*Dataset content*:
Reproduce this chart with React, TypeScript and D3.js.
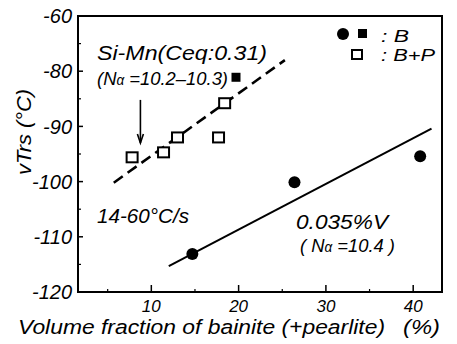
import React from 'react';
import * as d3 from 'd3';

// B (bainite) – filled circles, 0.035%V steel
const vSteelFrac = [14.7, 26.4, 40.8];
const vSteelTrs = [-113.1, -100.1, -95.4];
// B – filled square, Si-Mn steel
const siMnBFrac = [19.7];
const siMnBTrs = [-81.1];
// B+P – open squares, Si-Mn steel
const siMnBPFrac = [7.8, 11.4, 13.0, 17.7, 18.4];
const siMnBPTrs = [-95.6, -94.7, -92.0, -92.0, -85.8];
// fitted lines
const siMnFitFrac = [5.7, 25.3];
const siMnFitTrs = [-100.2, -78.0];
const vFitFrac = [12.0, 42.1];
const vFitTrs = [-115.3, -90.4];

const yTickValues = [-120, -110, -100, -90, -80, -70];
const yTickLabels = ['-120', '-110', '-100', '-90', '-80', '-60'];
const yMinorTicks = [-115, -105, -95, -85, -75];
const xTickValues = [10, 20, 30, 40];
const xMinorTicks = [5, 15, 25, 35];

const W = 457;
const H = 344;
const font = "'Liberation Sans', Arial, sans-serif";

export default function App() {
  const x = d3.scaleLinear().domain([1.6, 43.3]).range([78, 442]);
  const y = d3.scaleLinear().domain([-120, -70]).range([292, 16]);
  const [x0, x1] = x.range();
  const [y0, y1] = y.range();

  const line = d3
    .line<[number, number]>()
    .x((d) => x(d[0]))
    .y((d) => y(d[1]));

  const siMnFit = siMnFitFrac.map((f, i) => [f, siMnFitTrs[i]] as [number, number]);
  const vFit = vFitFrac.map((f, i) => [f, vFitTrs[i]] as [number, number]);

  // arrow pointing at the Si-Mn line
  const ax = x(8.75);
  const aTop = y(-85.2);
  const aBot = y(-93.0);

  const txt = { fontFamily: font, fontStyle: 'italic' as const, fill: '#000' };

  return (
    <svg
      width={W}
      height={H}
      style={{ position: 'absolute', left: 0, top: 0, background: '#fff' }}
    >
      {/* frame */}
      <rect x={x0} y={y1} width={x1 - x0} height={y0 - y1} fill="none" stroke="#000" strokeWidth={2} />

      {/* y ticks */}
      {yTickValues.map((v, i) => (
        <g key={'y' + v}>
          <line x1={x0} x2={x0 + 5} y1={y(v)} y2={y(v)} stroke="#000" strokeWidth={1.5} />
          <text x={72} y={y(v)} dy="0.36em" textAnchor="end" fontSize={20} {...txt}>
            {yTickLabels[i]}
          </text>
        </g>
      ))}
      {yMinorTicks.map((v) => (
        <line key={'ym' + v} x1={x0} x2={x0 + 3} y1={y(v)} y2={y(v)} stroke="#000" strokeWidth={1.2} />
      ))}

      {/* x ticks */}
      {xTickValues.map((v) => (
        <g key={'x' + v}>
          <line x1={x(v)} x2={x(v)} y1={y0} y2={y0 - 7} stroke="#000" strokeWidth={1.5} />
          <text x={x(v)} y={312} textAnchor="middle" fontSize={17} {...txt}>
            {v}
          </text>
        </g>
      ))}
      {xMinorTicks.map((v) => (
        <line key={'xm' + v} x1={x(v)} x2={x(v)} y1={y0} y2={y0 - 3} stroke="#000" strokeWidth={1.2} />
      ))}

      {/* axis titles */}
      <text x={18} y={334} fontSize={20} textLength={367} lengthAdjust="spacingAndGlyphs" {...txt}>
        Volume fraction of bainite (+pearlite)
      </text>
      <text x={403} y={334} fontSize={20} textLength={37} lengthAdjust="spacingAndGlyphs" {...txt}>
        (%)
      </text>
      <text
        transform={`translate(31,132) rotate(-90)`}
        textAnchor="middle"
        fontSize={21}
        textLength={86}
        lengthAdjust="spacingAndGlyphs"
        {...txt}
      >
        vTrs (°C)
      </text>

      {/* fitted lines */}
      <path d={line(siMnFit) ?? ''} fill="none" stroke="#000" strokeWidth={2.6} strokeDasharray="11,6" />
      <path d={line(vFit) ?? ''} fill="none" stroke="#000" strokeWidth={2} />

      {/* arrow */}
      <path d={`M${ax},${aTop} L${ax},${aBot}`} stroke="#000" strokeWidth={1.6} fill="none" />
      <path
        d={`M${ax - 3},${aBot - 9} L${ax},${aBot} L${ax + 3},${aBot - 9}`}
        stroke="#000"
        strokeWidth={1.6}
        fill="none"
      />

      {/* points */}
      {vSteelFrac.map((f, i) => (
        <circle key={'c' + i} cx={x(f)} cy={y(vSteelTrs[i])} r={6} fill="#000" />
      ))}
      {siMnBFrac.map((f, i) => (
        <rect key={'fs' + i} x={x(f) - 4.5} y={y(siMnBTrs[i]) - 4.5} width={9} height={9} fill="#000" />
      ))}
      {siMnBPFrac.map((f, i) => (
        <rect
          key={'os' + i}
          x={x(f) - 5.5}
          y={y(siMnBPTrs[i]) - 5}
          width={11}
          height={10}
          fill="#fff"
          stroke="#000"
          strokeWidth={2}
        />
      ))}

      {/* annotations */}
      <text x={97} y={60} fontSize={20} textLength={170} lengthAdjust="spacingAndGlyphs" {...txt}>
        Si-Mn(Ceq:0.31)
      </text>
      <text x={97} y={85} fontSize={19} textLength={131} lengthAdjust="spacingAndGlyphs" {...txt}>
        (N<tspan fontSize={14}>α</tspan> =10.2–10.3)
      </text>
      <text x={97} y={223} fontSize={20} textLength={92} lengthAdjust="spacingAndGlyphs" {...txt}>
        14-60°C/s
      </text>
      <text x={296} y={229} fontSize={20} textLength={92} lengthAdjust="spacingAndGlyphs" {...txt}>
        0.035%V
      </text>
      <text x={300} y={252} fontSize={19} textLength={95} lengthAdjust="spacingAndGlyphs" {...txt}>
        ( N<tspan fontSize={14}>α</tspan> =10.4 )
      </text>

      {/* legend */}
      <circle cx={343} cy={34} r={6} fill="#000" />
      <rect x={358} y={29} width={9} height={9} fill="#000" />
      <rect x={352} y={50} width={10} height={9} fill="#fff" stroke="#000" strokeWidth={2} />
      <text x={381} y={42} fontSize={16} textLength={28} lengthAdjust="spacingAndGlyphs" {...txt}>
        : B
      </text>
      <text x={381} y={61} fontSize={16} textLength={54} lengthAdjust="spacingAndGlyphs" {...txt}>
        : B+P
      </text>
    </svg>
  );
}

*Task details*:
What is needed is an exact reproduction of the data, pictures excluded.

*Final answer*:
Reproduce this chart with React, TypeScript and D3.js.
import React from 'react';
import * as d3 from 'd3';

// B (bainite) – filled circles, 0.035%V steel
const vSteelFrac = [14.7, 26.4, 40.8];
const vSteelTrs = [-113.1, -100.1, -95.4];
// B – filled square, Si-Mn steel
const siMnBFrac = [19.7];
const siMnBTrs = [-81.1];
// B+P – open squares, Si-Mn steel
const siMnBPFrac = [7.8, 11.4, 13.0, 17.7, 18.4];
const siMnBPTrs = [-95.6, -94.7, -92.0, -92.0, -85.8];
// fitted lines
const siMnFitFrac = [5.7, 25.3];
const siMnFitTrs = [-100.2, -78.0];
const vFitFrac = [12.0, 42.1];
const vFitTrs = [-115.3, -90.4];

const yTickValues = [-120, -110, -100, -90, -80, -70];
const yTickLabels = ['-120', '-110', '-100', '-90', '-80', '-60'];
const yMinorTicks = [-115, -105, -95, -85, -75];
const xTickValues = [10, 20, 30, 40];
const xMinorTicks = [5, 15, 25, 35];

const W = 457;
const H = 344;
const font = "'Liberation Sans', Arial, sans-serif";

export default function App() {
  const x = d3.scaleLinear().domain([1.6, 43.3]).range([78, 442]);
  const y = d3.scaleLinear().domain([-120, -70]).range([292, 16]);
  const [x0, x1] = x.range();
  const [y0, y1] = y.range();

  const line = d3
    .line<[number, number]>()
    .x((d) => x(d[0]))
    .y((d) => y(d[1]));

  const siMnFit = siMnFitFrac.map((f, i) => [f, siMnFitTrs[i]] as [number, number]);
  const vFit = vFitFrac.map((f, i) => [f, vFitTrs[i]] as [number, number]);

  // arrow pointing at the Si-Mn line
  const ax = x(8.75);
  const aTop = y(-85.2);
  const aBot = y(-93.0);

  const txt = { fontFamily: font, fontStyle: 'italic' as const, fill: '#000' };

  return (
    <svg
      width={W}
      height={H}
      style={{ position: 'absolute', left: 0, top: 0, background: '#fff' }}
    >
      {/* frame */}
      <rect x={x0} y={y1} width={x1 - x0} height={y0 - y1} fill="none" stroke="#000" strokeWidth={2} />

      {/* y ticks */}
      {yTickValues.map((v, i) => (
        <g key={'y' + v}>
          <line x1={x0} x2={x0 + 5} y1={y(v)} y2={y(v)} stroke="#000" strokeWidth={1.5} />
          <text x={72} y={y(v)} dy="0.36em" textAnchor="end" fontSize={20} {...txt}>
            {yTickLabels[i]}
          </text>
        </g>
      ))}
      {yMinorTicks.map((v) => (
        <line key={'ym' + v} x1={x0} x2={x0 + 3} y1={y(v)} y2={y(v)} stroke="#000" strokeWidth={1.2} />
      ))}

      {/* x ticks */}
      {xTickValues.map((v) => (
        <g key={'x' + v}>
          <line x1={x(v)} x2={x(v)} y1={y0} y2={y0 - 7} stroke="#000" strokeWidth={1.5} />
          <text x={x(v)} y={312} textAnchor="middle" fontSize={17} {...txt}>
            {v}
          </text>
        </g>
      ))}
      {xMinorTicks.map((v) => (
        <line key={'xm' + v} x1={x(v)} x2={x(v)} y1={y0} y2={y0 - 3} stroke="#000" strokeWidth={1.2} />
      ))}

      {/* axis titles */}
      <text x={18} y={334} fontSize={20} textLength={367} lengthAdjust="spacingAndGlyphs" {...txt}>
        Volume fraction of bainite (+pearlite)
      </text>
      <text x={403} y={334} fontSize={20} textLength={37} lengthAdjust="spacingAndGlyphs" {...txt}>
        (%)
      </text>
      <text
        transform={`translate(31,132) rotate(-90)`}
        textAnchor="middle"
        fontSize={21}
        textLength={86}
        lengthAdjust="spacingAndGlyphs"
        {...txt}
      >
        vTrs (°C)
      </text>

      {/* fitted lines */}
      <path d={line(siMnFit) ?? ''} fill="none" stroke="#000" strokeWidth={2.6} strokeDasharray="11,6" />
      <path d={line(vFit) ?? ''} fill="none" stroke="#000" strokeWidth={2} />

      {/* arrow */}
      <path d={`M${ax},${aTop} L${ax},${aBot}`} stroke="#000" strokeWidth={1.6} fill="none" />
      <path
        d={`M${ax - 3},${aBot - 9} L${ax},${aBot} L${ax + 3},${aBot - 9}`}
        stroke="#000"
        strokeWidth={1.6}
        fill="none"
      />

      {/* points */}
      {vSteelFrac.map((f, i) => (
        <circle key={'c' + i} cx={x(f)} cy={y(vSteelTrs[i])} r={6} fill="#000" />
      ))}
      {siMnBFrac.map((f, i) => (
        <rect key={'fs' + i} x={x(f) - 4.5} y={y(siMnBTrs[i]) - 4.5} width={9} height={9} fill="#000" />
      ))}
      {siMnBPFrac.map((f, i) => (
        <rect
          key={'os' + i}
          x={x(f) - 5.5}
          y={y(siMnBPTrs[i]) - 5}
          width={11}
          height={10}
          fill="#fff"
          stroke="#000"
          strokeWidth={2}
        />
      ))}

      {/* annotations */}
      <text x={97} y={60} fontSize={20} textLength={170} lengthAdjust="spacingAndGlyphs" {...txt}>
        Si-Mn(Ceq:0.31)
      </text>
      <text x={97} y={85} fontSize={19} textLength={131} lengthAdjust="spacingAndGlyphs" {...txt}>
        (N<tspan fontSize={14}>α</tspan> =10.2–10.3)
      </text>
      <text x={97} y={223} fontSize={20} textLength={92} lengthAdjust="spacingAndGlyphs" {...txt}>
        14-60°C/s
      </text>
      <text x={296} y={229} fontSize={20} textLength={92} lengthAdjust="spacingAndGlyphs" {...txt}>
        0.035%V
      </text>
      <text x={300} y={252} fontSize={19} textLength={95} lengthAdjust="spacingAndGlyphs" {...txt}>
        ( N<tspan fontSize={14}>α</tspan> =10.4 )
      </text>

      {/* legend */}
      <circle cx={343} cy={34} r={6} fill="#000" />
      <rect x={358} y={29} width={9} height={9} fill="#000" />
      <rect x={352} y={50} width={10} height={9} fill="#fff" stroke="#000" strokeWidth={2} />
      <text x={381} y={42} fontSize={16} textLength={28} lengthAdjust="spacingAndGlyphs" {...txt}>
        : B
      </text>
      <text x={381} y={61} fontSize={16} textLength={54} lengthAdjust="spacingAndGlyphs" {...txt}>
        : B+P
      </text>
    </svg>
  );
}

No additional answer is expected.